When we’re setting up Google AdWords ads for clients, we match each advert with the relevant page on the website. (Not usually at too fine a level, but that’s another story). It would be daft to send visitors to the home page, and risk them not clicking through to the product being promoted. However, with the natural search results in Google, you might not get that option. Google might decide, in response to a search on “blue widgets”, to show your home page.
That’s still great – you’re in the mix, and perhaps sitting there proudly in the results above your competitors. But what actually happens when somebody searches for “blue widgets”, gets given your home page as a suggestion, and clicks through? Does your page actually shout out: “yes, here are the blue widgets you’re after”? Or are they required to click – hopefully – on “products”, find a menu item saying “widgets”, click on that, be sent to a page listing dozens of different colour widgets, find the blue one, and click on that?
If that’s the case, you’re going to lose many of them.

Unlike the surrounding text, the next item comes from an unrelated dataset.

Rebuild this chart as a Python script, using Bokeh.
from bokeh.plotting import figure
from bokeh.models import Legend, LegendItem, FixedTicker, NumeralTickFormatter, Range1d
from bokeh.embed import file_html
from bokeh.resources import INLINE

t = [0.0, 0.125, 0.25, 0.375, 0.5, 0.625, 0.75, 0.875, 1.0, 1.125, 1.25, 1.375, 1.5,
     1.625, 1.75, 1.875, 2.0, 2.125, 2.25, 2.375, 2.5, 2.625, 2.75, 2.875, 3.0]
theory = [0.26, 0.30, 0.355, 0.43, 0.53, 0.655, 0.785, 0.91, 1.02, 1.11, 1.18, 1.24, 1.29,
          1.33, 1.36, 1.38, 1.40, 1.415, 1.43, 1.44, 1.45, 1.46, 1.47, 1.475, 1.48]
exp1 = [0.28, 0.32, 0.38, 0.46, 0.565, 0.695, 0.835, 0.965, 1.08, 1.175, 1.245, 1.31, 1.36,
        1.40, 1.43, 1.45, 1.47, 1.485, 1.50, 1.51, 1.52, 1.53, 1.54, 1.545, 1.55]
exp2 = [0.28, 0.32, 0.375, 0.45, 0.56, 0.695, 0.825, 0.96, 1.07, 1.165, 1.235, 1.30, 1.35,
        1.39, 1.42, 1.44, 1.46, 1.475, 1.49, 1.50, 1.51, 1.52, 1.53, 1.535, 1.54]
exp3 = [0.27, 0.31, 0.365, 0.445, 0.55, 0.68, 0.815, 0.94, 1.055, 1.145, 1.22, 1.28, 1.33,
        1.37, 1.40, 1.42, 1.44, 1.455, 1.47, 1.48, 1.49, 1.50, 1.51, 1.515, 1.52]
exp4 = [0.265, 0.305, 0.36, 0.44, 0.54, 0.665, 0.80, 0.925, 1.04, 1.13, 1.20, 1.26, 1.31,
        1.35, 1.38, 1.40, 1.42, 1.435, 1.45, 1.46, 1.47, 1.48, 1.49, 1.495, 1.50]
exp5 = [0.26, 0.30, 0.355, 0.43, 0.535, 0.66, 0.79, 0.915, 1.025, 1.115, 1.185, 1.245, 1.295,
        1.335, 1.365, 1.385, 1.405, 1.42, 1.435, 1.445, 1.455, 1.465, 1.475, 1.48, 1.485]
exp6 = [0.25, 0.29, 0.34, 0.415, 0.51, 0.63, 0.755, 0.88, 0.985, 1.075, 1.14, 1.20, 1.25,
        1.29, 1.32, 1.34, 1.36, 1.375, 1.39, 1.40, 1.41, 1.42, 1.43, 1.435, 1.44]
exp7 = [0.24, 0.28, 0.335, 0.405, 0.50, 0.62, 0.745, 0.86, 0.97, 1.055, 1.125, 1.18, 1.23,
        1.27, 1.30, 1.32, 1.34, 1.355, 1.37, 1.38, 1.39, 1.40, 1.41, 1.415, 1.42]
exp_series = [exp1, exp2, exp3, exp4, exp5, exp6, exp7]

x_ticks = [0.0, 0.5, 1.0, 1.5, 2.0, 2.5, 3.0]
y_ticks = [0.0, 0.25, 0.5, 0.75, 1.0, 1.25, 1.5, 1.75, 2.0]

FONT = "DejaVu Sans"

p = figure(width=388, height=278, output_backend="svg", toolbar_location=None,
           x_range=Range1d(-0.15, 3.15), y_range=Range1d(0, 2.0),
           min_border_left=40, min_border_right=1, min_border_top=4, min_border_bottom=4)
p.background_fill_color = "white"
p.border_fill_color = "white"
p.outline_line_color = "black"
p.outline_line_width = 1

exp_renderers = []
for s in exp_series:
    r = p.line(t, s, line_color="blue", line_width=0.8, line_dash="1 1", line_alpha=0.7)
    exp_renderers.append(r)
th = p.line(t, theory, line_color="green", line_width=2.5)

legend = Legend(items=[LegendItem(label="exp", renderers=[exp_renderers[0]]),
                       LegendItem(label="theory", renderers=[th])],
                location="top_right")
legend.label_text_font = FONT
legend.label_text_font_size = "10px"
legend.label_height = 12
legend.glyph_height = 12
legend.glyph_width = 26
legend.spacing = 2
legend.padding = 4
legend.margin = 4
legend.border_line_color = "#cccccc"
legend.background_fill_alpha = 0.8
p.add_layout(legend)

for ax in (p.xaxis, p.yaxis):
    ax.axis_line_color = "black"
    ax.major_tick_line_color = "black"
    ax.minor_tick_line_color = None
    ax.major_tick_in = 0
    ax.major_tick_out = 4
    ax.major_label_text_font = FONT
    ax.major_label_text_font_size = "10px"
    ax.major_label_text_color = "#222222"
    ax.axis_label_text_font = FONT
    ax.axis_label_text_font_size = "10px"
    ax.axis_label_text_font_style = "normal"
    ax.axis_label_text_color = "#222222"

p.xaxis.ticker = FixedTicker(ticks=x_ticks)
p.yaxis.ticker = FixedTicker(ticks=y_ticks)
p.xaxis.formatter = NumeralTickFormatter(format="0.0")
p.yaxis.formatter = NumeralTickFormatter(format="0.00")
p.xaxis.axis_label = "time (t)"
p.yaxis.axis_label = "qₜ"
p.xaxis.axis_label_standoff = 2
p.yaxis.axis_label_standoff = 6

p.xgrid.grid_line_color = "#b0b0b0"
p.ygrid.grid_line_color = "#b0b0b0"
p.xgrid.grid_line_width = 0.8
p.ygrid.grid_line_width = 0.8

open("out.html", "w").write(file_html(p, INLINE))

You know what the most important searches are for your company (or at least, you should do). Type each of them into Google. See what comes up. If it’s not you, then there’s work to be done elsewhere. If you are lucky enough to appear, click on the result and see where you’re taken. Is it the page where you’d want whoever made that particular search to be taken? If it isn’t, are you getting over the message – instantly – that the page they probably do want is right here on this site, and just a click away? You need to be.